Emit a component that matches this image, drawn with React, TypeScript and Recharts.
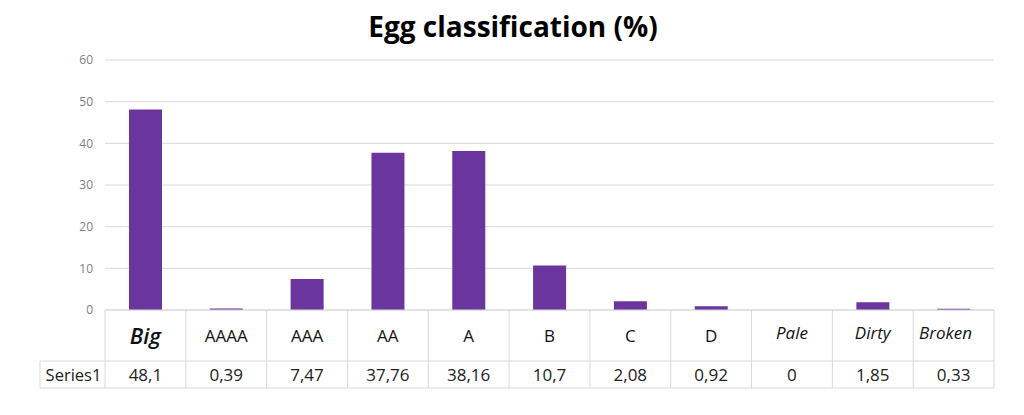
import React from 'react';
import { BarChart, Bar, XAxis, YAxis, CartesianGrid } from 'recharts';

const categories = ['Big', 'AAAA', 'AAA', 'AA', 'A', 'B', 'C', 'D', 'Pale', 'Dirty', 'Broken'];
const values = [48.1, 0.39, 7.47, 37.76, 38.16, 10.7, 2.08, 0.92, 0, 1.85, 0.33];
const seriesName = 'Series1';
const yTicks = [0, 10, 20, 30, 40, 50, 60];
const italicCategories = ['Big', 'Pale', 'Dirty', 'Broken'];

const data = categories.map((name, i) => ({ name, value: values[i] }));

const CHART_W = 1008;
const CHART_H = 392;
const MARGIN = { top: 52, right: 22, left: 37, bottom: 4 };
const Y_AXIS_W = 60;
const PLOT_W = CHART_W - MARGIN.left - MARGIN.right - Y_AXIS_W;
const BAND = PLOT_W / categories.length;
const ROW1_H = 51;
const ROW2_H = 27;
const NAME_CELL_W = 65;
const BORDER = '#d9d9d9';
const FONT = '"Open Sans", sans-serif';
const BAR_COLOR = '#6b359e';

const fmt = (v: number) => String(v).replace('.', ',');

// Data table drawn under each category: label row + value row
const TableTick = (props: any) => {
  const { x, y, payload, index } = props;
  const left = x - BAND / 2;
  const right = x + BAND / 2;
  const last = index === categories.length - 1;
  const name: string = payload.value;
  const isItalic = italicCategories.includes(name);
  const isBig = name === 'Big';
  const value = values[index];
  return (
    <g>
      <line x1={left} x2={right} y1={y} y2={y} stroke={BORDER} />
      <line x1={left} x2={right} y1={y + ROW1_H} y2={y + ROW1_H} stroke={BORDER} />
      <line x1={left} x2={right} y1={y + ROW1_H + ROW2_H} y2={y + ROW1_H + ROW2_H} stroke={BORDER} />
      <line x1={left} x2={left} y1={y} y2={y + ROW1_H + ROW2_H} stroke={BORDER} />
      {last && <line x1={right} x2={right} y1={y} y2={y + ROW1_H + ROW2_H} stroke={BORDER} />}
      {index === 0 && (
        <g>
          <line x1={left - NAME_CELL_W} x2={left} y1={y + ROW1_H} y2={y + ROW1_H} stroke={BORDER} />
          <line x1={left - NAME_CELL_W} x2={left} y1={y + ROW1_H + ROW2_H} y2={y + ROW1_H + ROW2_H} stroke={BORDER} />
          <line x1={left - NAME_CELL_W} x2={left - NAME_CELL_W} y1={y + ROW1_H} y2={y + ROW1_H + ROW2_H} stroke={BORDER} />
          <text
            x={left - NAME_CELL_W / 2 + 1}
            y={y + ROW1_H + ROW2_H / 2}
            textAnchor="middle"
            dominantBaseline="central"
            fontFamily={FONT}
            fontSize={16.5}
            fill="#222"
          >
            {seriesName}
          </text>
        </g>
      )}
      <text
        x={name === 'Broken' ? x - 8 : x}
        y={y + (isItalic && !isBig ? 22 : 25)}
        textAnchor="middle"
        dominantBaseline="central"
        fontFamily={FONT}
        fontSize={isBig ? 22 : 17}
        fontStyle={isItalic ? 'italic' : 'normal'}
        fontWeight={isBig ? 600 : isItalic ? 500 : 400}
        fill="#111"
      >
        {name}
      </text>
      <text
        x={x}
        y={y + ROW1_H + ROW2_H / 2}
        textAnchor="middle"
        dominantBaseline="central"
        fontFamily={FONT}
        fontSize={17}
        fill="#222"
      >
        {fmt(value)}
      </text>
    </g>
  );
};

export default function App() {
  return (
    <div style={{ position: 'relative', width: CHART_W, height: CHART_H }}>
      <div
        style={{
          position: 'absolute',
          top: 0,
          left: 0,
          width: CHART_W,
          textAlign: 'center',
          fontFamily: FONT,
          fontWeight: 700,
          fontSize: 28,
          lineHeight: '36px',
          color: '#000',
          marginLeft: 1,
        }}
      >
        Egg classification (%)
      </div>
      <BarChart width={CHART_W} height={CHART_H} data={data} margin={MARGIN}>
        <CartesianGrid vertical={false} stroke={BORDER} />
        <XAxis
          dataKey="name"
          axisLine={false}
          tickLine={false}
          tickSize={0}
          tickMargin={0}
          height={86}
          interval={0}
          tick={<TableTick />}
        />
        <YAxis
          domain={[0, 60]}
          ticks={yTicks}
          width={Y_AXIS_W}
          axisLine={false}
          tickLine={false}
          tickSize={0}
          tickMargin={12}
          tick={{ fill: '#7f7f7f', fontSize: 12, fontFamily: FONT }}
        />
        <Bar dataKey="value" fill={BAR_COLOR} barSize={33} isAnimationActive={false} />
      </BarChart>
    </div>
  );
}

#### SET PROBLEM
Return nothing but the lines running from the start of the data to the line with "const fmt = (v: number)", please, both ends included and no pictures.

#### ANSWER TO THE TASK
Emit a component that matches this image, drawn with React, TypeScript and Recharts.
import React from 'react';
import { BarChart, Bar, XAxis, YAxis, CartesianGrid } from 'recharts';

const categories = ['Big', 'AAAA', 'AAA', 'AA', 'A', 'B', 'C', 'D', 'Pale', 'Dirty', 'Broken'];
const values = [48.1, 0.39, 7.47, 37.76, 38.16, 10.7, 2.08, 0.92, 0, 1.85, 0.33];
const seriesName = 'Series1';
const yTicks = [0, 10, 20, 30, 40, 50, 60];
const italicCategories = ['Big', 'Pale', 'Dirty', 'Broken'];

const data = categories.map((name, i) => ({ name, value: values[i] }));

const CHART_W = 1008;
const CHART_H = 392;
const MARGIN = { top: 52, right: 22, left: 37, bottom: 4 };
const Y_AXIS_W = 60;
const PLOT_W = CHART_W - MARGIN.left - MARGIN.right - Y_AXIS_W;
const BAND = PLOT_W / categories.length;
const ROW1_H = 51;
const ROW2_H = 27;
const NAME_CELL_W = 65;
const BORDER = '#d9d9d9';
const FONT = '"Open Sans", sans-serif';
const BAR_COLOR = '#6b359e';

const fmt = (v: number) => String(v).replace('.', ',');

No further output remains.